* TASK REQUIREMENTS
Copy out the whole listing exactly as written, leaving the pictures behind.

* DATA SECTION
....................
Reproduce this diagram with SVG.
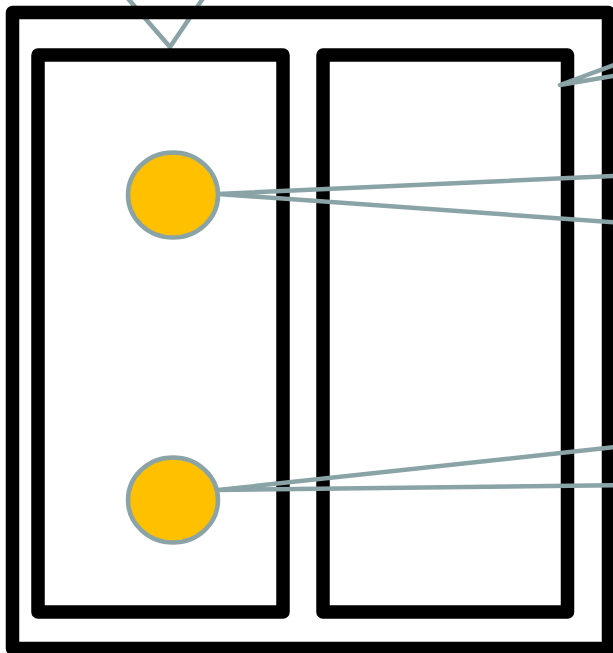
<svg xmlns="http://www.w3.org/2000/svg" width="613" height="653" viewBox="0 0 613 653">
<style>
.frame{fill:none;stroke:#000;stroke-width:13.5;stroke-linejoin:round}
.conn{fill:none;stroke:#8AA3A6;stroke-width:4.5;stroke-linecap:round;stroke-linejoin:round}
.dot{fill:#FFC000;stroke:#8AA3A6;stroke-width:4.5}
</style>
<rect width="613" height="653" fill="#fff"/>
<g id="connectors-top">
<polyline class="conn" points="124,-6 170,47 206,-6"/>
</g>
<g id="outer">
<rect class="frame" x="12.5" y="12.5" width="596" height="636"/>
</g>
<g id="left-panel">
<rect class="frame" x="38" y="55" width="245" height="557"/>
</g>
<g id="right-panel">
<rect class="frame" x="323" y="55" width="244.5" height="557"/>
</g>
<g id="connectors">
<polyline class="conn" points="625,61 560,85 625,74"/>
<polyline class="conn" points="625,175.5 218,194 625,223"/>
<polyline class="conn" points="625,446 218,490 625,485"/>
</g>
<g id="node-1">
<ellipse class="dot" cx="173" cy="195" rx="45" ry="42.5"/>
</g>
<g id="node-2">
<ellipse class="dot" cx="173" cy="500" rx="45" ry="42.5"/>
</g>
</svg>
....................
* TASK ANSWER
Reproduce this diagram with SVG.
<svg xmlns="http://www.w3.org/2000/svg" width="613" height="653" viewBox="0 0 613 653">
<style>
.frame{fill:none;stroke:#000;stroke-width:13.5;stroke-linejoin:round}
.conn{fill:none;stroke:#8AA3A6;stroke-width:4.5;stroke-linecap:round;stroke-linejoin:round}
.dot{fill:#FFC000;stroke:#8AA3A6;stroke-width:4.5}
</style>
<rect width="613" height="653" fill="#fff"/>
<g id="connectors-top">
<polyline class="conn" points="124,-6 170,47 206,-6"/>
</g>
<g id="outer">
<rect class="frame" x="12.5" y="12.5" width="596" height="636"/>
</g>
<g id="left-panel">
<rect class="frame" x="38" y="55" width="245" height="557"/>
</g>
<g id="right-panel">
<rect class="frame" x="323" y="55" width="244.5" height="557"/>
</g>
<g id="connectors">
<polyline class="conn" points="625,61 560,85 625,74"/>
<polyline class="conn" points="625,175.5 218,194 625,223"/>
<polyline class="conn" points="625,446 218,490 625,485"/>
</g>
<g id="node-1">
<ellipse class="dot" cx="173" cy="195" rx="45" ry="42.5"/>
</g>
<g id="node-2">
<ellipse class="dot" cx="173" cy="500" rx="45" ry="42.5"/>
</g>
</svg>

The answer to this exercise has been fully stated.